If you like either literary fiction or upscale (so like high fahlutin’ “regular” novels), I want to suggest that now that it’s 2022, go back and give Kimmel’s works a read. You could start with The Solace of Leaving Early. It is her first novel and one that I really enjoyed reading.

Trigger warnings: physical, mental, and spiritual abuse, violence, mental illness, some of this involving children.

QUOTES:

“What he really wanted to say was: have you felt this? this phantom life streaking like a phosphorescent hound at the edges of your ruin?” (p40).

“All around her people participated in occupations they neither advocated nor condemned” (p43).

“’But you can’t ever live in the place you dream about, the town you long for. You can’t go there…” (p63).

“It’s her losses, Langston, that’s what we’re left with. That’s why she’s so, I don’t know. Hatchetlike” (p70).

“’Why? Why is this happening to me?’ And you know what his answer was? He looked at me as if he couldn’t imagine how I had missed it. ‘Gravity,’ he said. ‘Gravity’” (p75).

“Already today he had lost more than an hour of the afternoon, just dropped it, his body completely still, his heart beating without any consent from him” (p88).

“Profit alone certainly would not have motivated him to function every day” (p102).

“The doctor told me I was pregnant and I thought, ‘Ah, so that’s what I’m doing now’” (p104).
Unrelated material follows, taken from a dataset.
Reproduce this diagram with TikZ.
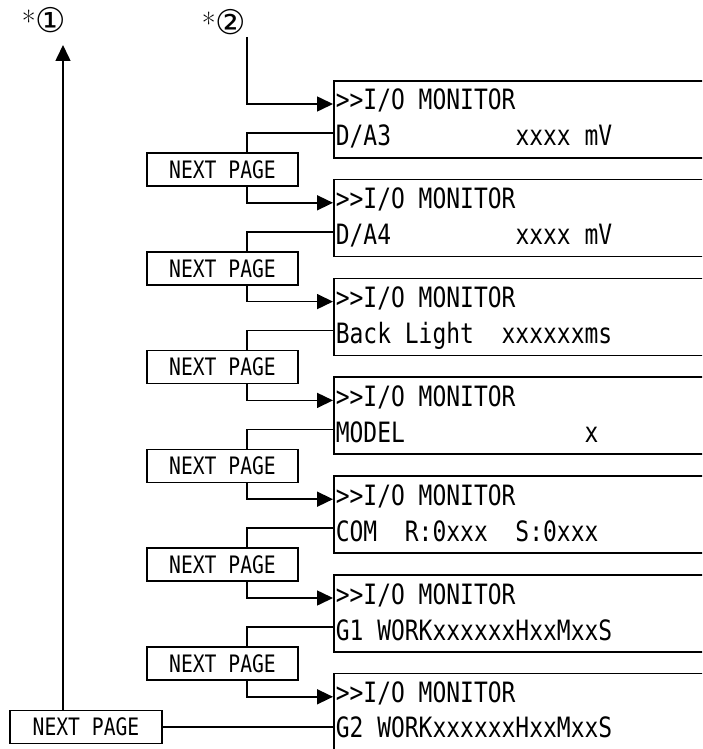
\documentclass[tikz,border=0pt]{standalone}
\usepackage{fontspec}
\usetikzlibrary{arrows.meta}
\newfontfamily\lcd[FakeStretch=0.82]{DejaVu Sans Mono}
\newfontfamily\circfont{DejaVu Sans}
\newcommand\blanks[1]{\hspace*{#1\fontcharwd\font`x}}
\begin{document}
\begin{tikzpicture}[x=1pt,y=-1pt,line width=1.6pt,
  screen/.style={draw,rectangle,minimum width=420pt,minimum height=77pt,anchor=north west,inner sep=0pt},
  lcdtext/.style={anchor=base west,inner sep=0pt,font=\lcd\fontsize{28}{30}\selectfont},
  nextbox/.style={draw,rectangle,minimum width=151pt,minimum height=33pt,inner sep=0pt,font=\lcd\fontsize{24}{26}\selectfont},
  tag/.style={anchor=west,inner sep=0pt},
  arr/.style={-{Triangle[length=16pt,width=15pt]}}
]
\useasboundingbox (0,0) rectangle (702,749);
\clip (0,0) rectangle (702,749);

% screens
\node[screen] (s1) at (333,80) {};
\node[screen] (s2) at (333,178.8) {};
\node[screen] (s3) at (333,277.6) {};
\node[screen] (s4) at (333,376.4) {};
\node[screen] (s5) at (333,475.2) {};
\node[screen] (s6) at (333,574) {};
\node[screen,minimum height=90pt] (s7) at (333,672.8) {};

% screen texts
\node[lcdtext] (t1a) at (335,110) {>{}>I/O\blanks1MONITOR};
\node[lcdtext] (t1b) at (335,146) {D/A3\blanks9xxxx\blanks1mV};
\node[lcdtext] (t2a) at (335,208.8) {>{}>I/O\blanks1MONITOR};
\node[lcdtext] (t2b) at (335,244.8) {D/A4\blanks9xxxx\blanks1mV};
\node[lcdtext] (t3a) at (335,307.6) {>{}>I/O\blanks1MONITOR};
\node[lcdtext] (t3b) at (335,343.6) {Back\blanks1Light\blanks2xxxxxxms};
\node[lcdtext] (t4a) at (335,406.4) {>{}>I/O\blanks1MONITOR};
\node[lcdtext] (t4b) at (335,442.4) {MODEL\blanks{13}x};
\node[lcdtext] (t5a) at (335,505.2) {>{}>I/O\blanks1MONITOR};
\node[lcdtext] (t5b) at (335,541.2) {COM\blanks2R:0xxx\blanks2S:0xxx};
\node[lcdtext] (t6a) at (335,604) {>{}>I/O\blanks1MONITOR};
\node[lcdtext] (t6b) at (335,640) {G1\blanks1WORKxxxxxxHxxMxxS};
\node[lcdtext] (t7a) at (335,702.8) {>{}>I/O\blanks1MONITOR};
\node[lcdtext] (t7b) at (335,737) {G2\blanks1WORKxxxxxxHxxMxxS};

% entry points on the screens
\coordinate (a1) at (333,104);
\coordinate (a2) at (333,202.8);
\coordinate (a3) at (333,301.6);
\coordinate (a4) at (333,400.4);
\coordinate (a5) at (333,499.2);
\coordinate (a6) at (333,598);
\coordinate (a7) at (333,696.8);
\coordinate (d1) at (333,133);
\coordinate (d2) at (333,231.8);
\coordinate (d3) at (333,330.6);
\coordinate (d4) at (333,429.4);
\coordinate (d5) at (333,528.2);
\coordinate (d6) at (333,627);
\coordinate (d7) at (333,727);
\coordinate (vx) at (247,0);

% NEXT PAGE boxes
\node[nextbox] (n1) at (222.5,169.5) {NEXT\blanks1PAGE};
\node[nextbox] (n2) at (222.5,268.3) {NEXT\blanks1PAGE};
\node[nextbox] (n3) at (222.5,367.1) {NEXT\blanks1PAGE};
\node[nextbox] (n4) at (222.5,465.9) {NEXT\blanks1PAGE};
\node[nextbox] (n5) at (222.5,564.7) {NEXT\blanks1PAGE};
\node[nextbox] (n6) at (222.5,663.5) {NEXT\blanks1PAGE};
\node[nextbox,minimum width=152pt] (n7) at (86,727) {NEXT\blanks1PAGE};

% labels
\node[tag] (l1) at (21,20) {{\fontsize{30}{30}\selectfont *}{\circfont\fontsize{34}{34}\selectfont ①}};
\node[tag] (l2) at (201,22) {{\fontsize{30}{30}\selectfont *}{\circfont\fontsize{34}{34}\selectfont ②}};
\coordinate (c1) at (63,45);
\coordinate (c2) at (247,37);

% connectors
\draw[arr] (c2) |- (a1);
\draw (d1) -| (n1.north -| vx);
\draw[arr] (n1.south -| vx) |- (a2);
\draw (d2) -| (n2.north -| vx);
\draw[arr] (n2.south -| vx) |- (a3);
\draw (d3) -| (n3.north -| vx);
\draw[arr] (n3.south -| vx) |- (a4);
\draw (d4) -| (n4.north -| vx);
\draw[arr] (n4.south -| vx) |- (a5);
\draw (d5) -| (n5.north -| vx);
\draw[arr] (n5.south -| vx) |- (a6);
\draw (d6) -| (n6.north -| vx);
\draw[arr] (n6.south -| vx) |- (a7);
\draw (n7.east) -- (d7);
\draw[arr] (n7.north -| c1) -- (c1);
\end{tikzpicture}
\end{document}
“Because a marriage isn’t a marriage until it’s over, he thought, until the couple looked back, years later, at the moment they wed and said, ‘Oh, that’s what really happened that day’” (p110).

“AnnaLee’s argument being that if Nan could manage to die, Langston could probably afford to watch” (p122).

“’I’ve come to believe the marriage vows should include, in the ‘Will you love him, honor him, etc.’ section, a simple question, ’Will you love him when he stands in the way of your heart’s deepest desire?’ or ‘Will you love him when the fact of him absolutely ruins your joy?’”

“There were thin people and fat people, and no place he lived escaped the ironclad rule of social work or social ministry: if you can imagine it, it’s happening in your town” (p135).

“…from Kafka: ‘A book must be the axe for the frozen sea within us’” (p145).

“…nostalgia being a very specific manifestation of grief…” (p185).

“There is more in heaven and on earth, Immaculata. If I could be innocent of history, and were presented with two notions, Nazis or a visitation from Mary, I know which one would seem less likely” (p204).

“The dead return, oh yes they do. They come in dreams, and in fits of memory so potent they can double a grown man, but that wasn’t the same thing as an apparition” (p232).

“I wish memory were a more steady, more physical artifact. It’s just a breeze, or a scent barely detected and fading” (p233).

“I truly believe that people who never have children, or who never love a child, are doomed to a sort of foolishness, because it can’t be described or explained, that love” (p248).

“…the moment that he realized that she was the last woman he would ever love; that every storm between them would he a confection, that their bed would be his grave” (p273).